### Aim
Please, without the pictures, retype exactly the lines from the start of the material through the line that holds "var myChart = echarts.init(chartDom);".

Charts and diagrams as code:
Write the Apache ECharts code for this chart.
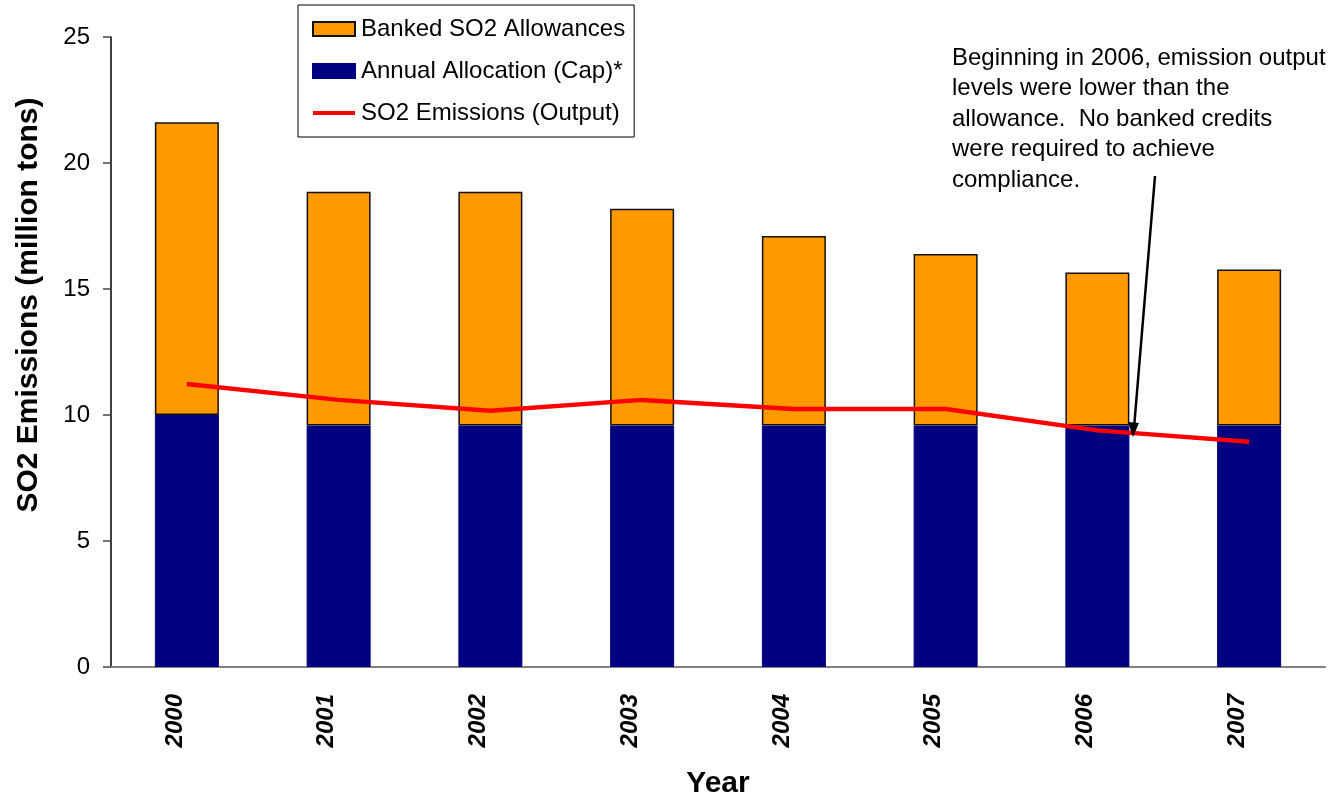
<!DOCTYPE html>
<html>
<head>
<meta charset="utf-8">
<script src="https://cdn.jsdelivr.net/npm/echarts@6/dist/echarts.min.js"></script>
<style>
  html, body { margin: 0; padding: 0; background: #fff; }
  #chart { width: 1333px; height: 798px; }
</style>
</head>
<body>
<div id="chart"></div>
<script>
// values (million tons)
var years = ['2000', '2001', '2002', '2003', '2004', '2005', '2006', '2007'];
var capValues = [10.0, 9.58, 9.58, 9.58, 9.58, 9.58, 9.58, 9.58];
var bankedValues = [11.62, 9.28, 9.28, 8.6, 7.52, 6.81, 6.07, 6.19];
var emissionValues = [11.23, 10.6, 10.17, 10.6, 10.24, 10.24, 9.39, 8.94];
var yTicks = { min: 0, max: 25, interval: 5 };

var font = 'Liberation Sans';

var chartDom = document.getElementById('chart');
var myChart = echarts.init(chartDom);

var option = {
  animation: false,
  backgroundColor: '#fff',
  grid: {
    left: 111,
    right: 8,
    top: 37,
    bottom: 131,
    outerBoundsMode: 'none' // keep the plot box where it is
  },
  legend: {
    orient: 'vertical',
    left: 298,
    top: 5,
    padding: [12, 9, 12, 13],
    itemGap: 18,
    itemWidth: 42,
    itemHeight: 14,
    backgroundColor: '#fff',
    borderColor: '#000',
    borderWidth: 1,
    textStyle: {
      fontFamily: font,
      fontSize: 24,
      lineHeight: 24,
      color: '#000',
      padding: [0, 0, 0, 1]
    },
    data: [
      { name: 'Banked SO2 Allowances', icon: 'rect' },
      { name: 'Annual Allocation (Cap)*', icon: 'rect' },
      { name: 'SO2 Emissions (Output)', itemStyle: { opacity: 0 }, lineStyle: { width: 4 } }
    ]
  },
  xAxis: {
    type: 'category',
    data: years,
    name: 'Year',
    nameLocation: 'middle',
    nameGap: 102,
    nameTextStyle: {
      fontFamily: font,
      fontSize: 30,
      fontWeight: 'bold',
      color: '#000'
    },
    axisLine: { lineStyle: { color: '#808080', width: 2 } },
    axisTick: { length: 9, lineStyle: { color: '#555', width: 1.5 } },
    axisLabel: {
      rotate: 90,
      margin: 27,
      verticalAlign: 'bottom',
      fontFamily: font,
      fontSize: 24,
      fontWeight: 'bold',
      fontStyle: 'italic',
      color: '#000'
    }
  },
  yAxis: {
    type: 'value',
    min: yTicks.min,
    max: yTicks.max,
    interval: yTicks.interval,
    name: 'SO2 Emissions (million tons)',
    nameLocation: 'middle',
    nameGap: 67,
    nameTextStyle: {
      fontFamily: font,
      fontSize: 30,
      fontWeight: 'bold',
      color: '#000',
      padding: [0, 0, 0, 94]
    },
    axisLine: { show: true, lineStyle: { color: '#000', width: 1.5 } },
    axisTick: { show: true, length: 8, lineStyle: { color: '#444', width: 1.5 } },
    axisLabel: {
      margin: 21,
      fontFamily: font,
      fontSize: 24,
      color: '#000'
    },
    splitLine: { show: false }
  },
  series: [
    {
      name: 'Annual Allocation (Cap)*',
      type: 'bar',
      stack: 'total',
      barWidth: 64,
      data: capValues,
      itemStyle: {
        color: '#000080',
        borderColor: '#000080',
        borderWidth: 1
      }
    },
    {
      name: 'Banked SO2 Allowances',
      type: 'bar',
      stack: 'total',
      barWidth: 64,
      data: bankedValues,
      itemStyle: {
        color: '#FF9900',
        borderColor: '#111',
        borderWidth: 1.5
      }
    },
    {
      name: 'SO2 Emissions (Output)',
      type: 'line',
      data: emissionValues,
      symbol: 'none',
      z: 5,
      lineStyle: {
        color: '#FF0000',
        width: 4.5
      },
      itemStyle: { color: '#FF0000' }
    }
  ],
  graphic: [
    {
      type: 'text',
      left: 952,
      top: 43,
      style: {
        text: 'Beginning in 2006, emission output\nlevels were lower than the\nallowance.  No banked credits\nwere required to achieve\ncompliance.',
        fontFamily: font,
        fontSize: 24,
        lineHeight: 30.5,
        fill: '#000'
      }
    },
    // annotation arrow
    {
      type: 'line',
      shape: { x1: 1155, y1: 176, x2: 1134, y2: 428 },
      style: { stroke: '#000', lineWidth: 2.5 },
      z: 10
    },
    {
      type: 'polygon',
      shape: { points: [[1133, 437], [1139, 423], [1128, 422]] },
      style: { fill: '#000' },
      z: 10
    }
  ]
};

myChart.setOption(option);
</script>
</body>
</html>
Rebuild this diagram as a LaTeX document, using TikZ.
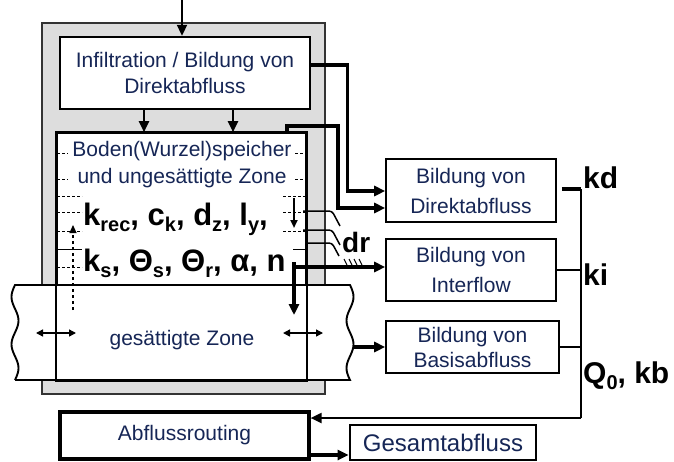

### Complete response
Write the Apache ECharts code for this chart.
<!DOCTYPE html>
<html>
<head>
<meta charset="utf-8">
<script src="https://cdn.jsdelivr.net/npm/echarts@6/dist/echarts.min.js"></script>
<style>
  html, body { margin: 0; padding: 0; background: #fff; }
  #chart { width: 1333px; height: 798px; }
</style>
</head>
<body>
<div id="chart"></div>
<script>
// values (million tons)
var years = ['2000', '2001', '2002', '2003', '2004', '2005', '2006', '2007'];
var capValues = [10.0, 9.58, 9.58, 9.58, 9.58, 9.58, 9.58, 9.58];
var bankedValues = [11.62, 9.28, 9.28, 8.6, 7.52, 6.81, 6.07, 6.19];
var emissionValues = [11.23, 10.6, 10.17, 10.6, 10.24, 10.24, 9.39, 8.94];
var yTicks = { min: 0, max: 25, interval: 5 };

var font = 'Liberation Sans';

var chartDom = document.getElementById('chart');
var myChart = echarts.init(chartDom);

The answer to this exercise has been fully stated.